The provision in the Massachusetts statute ensuring a fair net operating income to the landlord does not change the result that should attend this case. In previous decisions we have recognized that property ownership carries with it a bundle of rights, including the right “‘to possess, use and dispose of it.’” Teleprompter, supra, at 435 (quoting United States v. General Motors Corp., 323 U. S. 373, 378 (1945)). Though no issue is raised here that the rent paid by the tenant is insufficient, that fact does not end the inquiry. What has taken place is a transfer of control over the reversionary interest retained by appellant.
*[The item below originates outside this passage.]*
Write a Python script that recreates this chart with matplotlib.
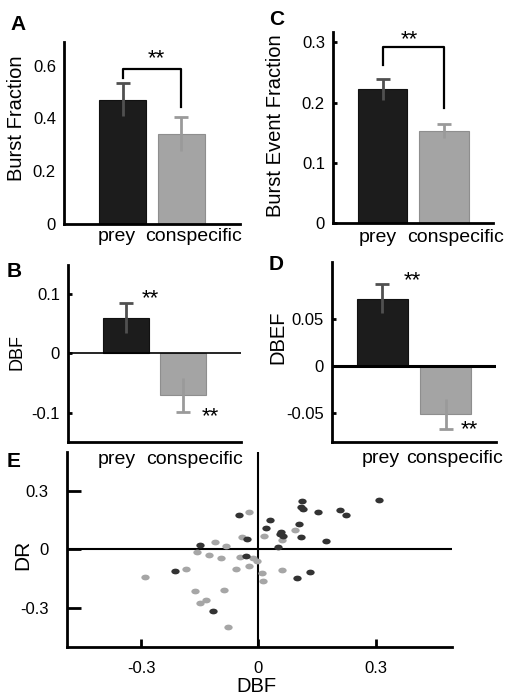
import numpy as np
import matplotlib
matplotlib.use('Agg')
import matplotlib.pyplot as plt
from matplotlib.path import Path
from matplotlib.transforms import Affine2D

plt.rcParams['font.family'] = ['Liberation Sans', 'DejaVu Sans']

# data
cats = ['prey', 'conspecific']
burst_frac = [0.47, 0.34]
burst_frac_err = [0.063, 0.065]
burst_event = [0.222, 0.153]
burst_event_err = [0.017, 0.011]
dbf = [0.060, -0.070]
dbf_err = [0.025, 0.028]
dbef = [0.071, -0.051]
dbef_err = [0.015, 0.016]

prey_dbf = [0.308, 0.111, 0.108, 0.114, 0.152, 0.208, 0.224, -0.049, 0.030, 0.019,
            0.103, 0.058, 0.054, 0.064, 0.109, 0.172, -0.030, -0.150, 0.050, -0.031,
            -0.212, 0.133, 0.099, -0.115]
prey_dr = [0.254, 0.247, 0.215, 0.205, 0.190, 0.200, 0.178, 0.175, 0.149, 0.112,
           0.131, 0.090, 0.080, 0.069, 0.063, 0.042, 0.053, 0.022, 0.014, -0.034,
           -0.110, -0.117, -0.146, -0.315]
consp_dbf = [-0.025, -0.042, -0.110, -0.082, 0.015, 0.093, 0.059, -0.156, -0.127, -0.095,
             -0.048, -0.013, -0.003, -0.023, -0.057, -0.185, 0.059, 0.010, 0.012, -0.290,
             -0.161, -0.089, -0.135, -0.150, -0.079]
consp_dr = [0.190, 0.066, 0.036, 0.019, 0.071, 0.098, 0.047, -0.014, -0.029, -0.041,
            -0.037, -0.042, -0.059, -0.083, -0.100, -0.100, -0.103, -0.119, -0.159, -0.142,
            -0.210, -0.208, -0.256, -0.273, -0.395]

bar_cols = ['#1c1c1c', '#a4a4a4']
edge_cols = ['#111111', '#8e8e8e']
err_cols = ['#505050', '#9a9a9a']
dark_dot = '#333333'
light_dot = '#a6a6a6'

fig = plt.figure(figsize=(5.12, 6.99), dpi=100)


def bar_panel(ax, vals, errs, xlim, ylim, ticklen=3):
    x = np.arange(1, len(vals) + 1)
    ax.bar(x, vals, width=0.8, color=bar_cols, edgecolor=edge_cols, lw=0.8, zorder=2)
    for xi, v, e, c in zip(x, vals, errs, err_cols):
        s = np.sign(v)
        ax.vlines(xi, v - e, v + e, color=c, lw=2, zorder=3)
        ax.plot([xi], [v + s * e], marker='_', ms=10, mew=2, color=c, zorder=3)
    ax.set_xlim(*xlim)
    ax.set_ylim(*ylim)
    ax.patch.set_alpha(0)
    for side in ['top', 'right']:
        ax.spines[side].set_visible(False)
    for side in ['left', 'bottom']:
        ax.spines[side].set_linewidth(2)
    ax.tick_params(axis='y', direction='in', length=ticklen, width=2, labelsize=12, pad=6)
    ax.tick_params(axis='x', length=0, labelsize=14)
    return x


# A
axA = fig.add_axes([0.1256, 0.6795, 0.343, 0.2608])
bar_panel(axA, burst_frac, burst_frac_err, (0, 3), (0, 0.69), ticklen=0)
axA.set_yticks([0, 0.2, 0.4, 0.6])
axA.set_yticklabels(['0', '0.2', '0.4', '0.6'])
axA.set_xticks([0.9, 2.21])
axA.set_xticklabels(cats)
axA.tick_params(axis='x', pad=3)
axA.plot([1, 1, 2, 2], [0.551, 0.585, 0.585, 0.442], color='k', lw=1.6, clip_on=False)
axA.text(1.58, 0.625, '**', ha='center', va='center', fontsize=16)
axA.set_ylabel('Burst Fraction', fontsize=14.5)
axA.yaxis.set_label_coords(-0.22, 0.58)

# C
axC = fig.add_axes([0.651, 0.681, 0.3125, 0.2737])
bar_panel(axC, burst_event, burst_event_err, (0.2, 2.8), (0, 0.318))
axC.set_yticks([0, 0.1, 0.2, 0.3])
axC.set_yticklabels(['0', '0.1', '0.2', '0.3'])
axC.set_xticks([0.92, 2.18])
axC.set_xticklabels(cats)
axC.tick_params(axis='x', pad=4)
axC.plot([1, 1, 2, 2], [0.263, 0.293, 0.293, 0.191], color='k', lw=1.6, clip_on=False)
axC.text(1.43, 0.305, '**', ha='center', va='center', fontsize=16, clip_on=False)
axC.set_ylabel('Burst Event Fraction', fontsize=14.5)
axC.yaxis.set_label_coords(-0.30, 0.51)

# B
axB = fig.add_axes([0.1334, 0.3672, 0.3367, 0.2536])
bar_panel(axB, dbf, dbf_err, (0, 3), (-0.149, 0.148))
axB.axhline(0, color='k', lw=1.2, zorder=4)
axB.set_yticks([-0.1, 0, 0.1])
axB.set_yticklabels(['-0.1', '0', '0.1'])
axB.set_xticks([0.85, 2.19])
axB.set_xticklabels(cats)
axB.tick_params(axis='x', pad=6)
axB.text(1.42, dbf[0] + dbf_err[0] + 0.007, '**', ha='center', va='center', fontsize=16)
axB.text(2.48, dbf[1] - dbf_err[1] - 0.008, '**', ha='center', va='center', fontsize=16)
axB.set_ylabel('DBF', fontsize=13)
axB.yaxis.set_label_coords(-0.25, 0.51)

# D
axD = fig.add_axes([0.6484, 0.3681, 0.3203, 0.2575])
bar_panel(axD, dbef, dbef_err, (0.2, 2.8), (-0.08, 0.11))
axD.axhline(0, color='k', lw=2.2, zorder=4)
axD.set_yticks([-0.05, 0, 0.05])
axD.set_yticklabels(['-0.05', '0', '0.05'])
axD.set_xticks([0.977, 2.15])
axD.set_xticklabels(cats)
axD.tick_params(axis='x', pad=6)
axD.text(1.47, dbef[0] + dbef_err[0] + 0.004, '**', ha='center', va='center', fontsize=16)
axD.text(2.38, dbef[1] - dbef_err[1] + 0.0, '**', ha='center', va='center', fontsize=16)
axD.set_ylabel('DBEF', fontsize=14.5)
axD.yaxis.set_label_coords(-0.27, 0.58)

# E
axE = fig.add_axes([0.1303, 0.074, 0.752, 0.2798])
axE.patch.set_alpha(0)
ell = Path.unit_circle().transformed(Affine2D().scale(1.45, 1.0))
axE.plot(consp_dbf, consp_dr, ls='none', marker=ell, ms=6, color=light_dot, mew=0, zorder=3)
axE.plot(prey_dbf, prey_dr, ls='none', marker=ell, ms=6, color=dark_dot, mew=0, zorder=3)
axE.axhline(0, color='k', lw=1.5, zorder=2)
axE.axvline(0, color='k', lw=1.5, zorder=2)
axE.set_xlim(-0.49, 0.494)
axE.set_ylim(-0.5, 0.5)
for side in ['top', 'right']:
    axE.spines[side].set_visible(False)
for side in ['left', 'bottom']:
    axE.spines[side].set_linewidth(2)
axE.set_xticks([-0.3, 0, 0.3])
axE.set_xticklabels(['-0.3', '0', '0.3'])
axE.set_yticks([-0.3, 0, 0.3])
axE.set_yticklabels(['-0.3', '0', '0.3'])
axE.tick_params(axis='y', direction='in', length=10, width=2, labelsize=12, pad=13)
axE.tick_params(axis='x', direction='in', length=6, width=2, labelsize=12, pad=10)
axE.set_xlabel('DBF', fontsize=14.5)
axE.xaxis.set_label_coords(0.494, -0.15)
axE.set_ylabel('DR', fontsize=15)
axE.yaxis.set_label_coords(-0.09, 0.47)

# panel letters
for lab, px, py in [('A', 10, 15), ('C', 269, 10), ('B', 7, 262), ('D', 269, 255), ('E', 7, 452)]:
    fig.text(px / 512, 1 - py / 699, lab, fontsize=15, fontweight='bold', va='top', ha='left')

fig.savefig('out.png', dpi=100)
This power to exclude is “one of the most treasured strands in an owner’s bundle of property rights [,because] even though the owner may retain the bare legal right to dispose of the occupied space by transfer or sale, the permanent occupation of that space by a stranger would ordinarily empty the right of any value, since the purchaser will also be unable to make any use of the property.” Teleprompter, supra, at 435-436. Cf. Bowles v. Willingham, 321 U. S. 503, 517 (1944) (constitutional wartime rent control did not require owner to offer accommodations for rent). Nothing in the rent control provisions requires the Board to compensate appellant for the loss of control over the use of its property.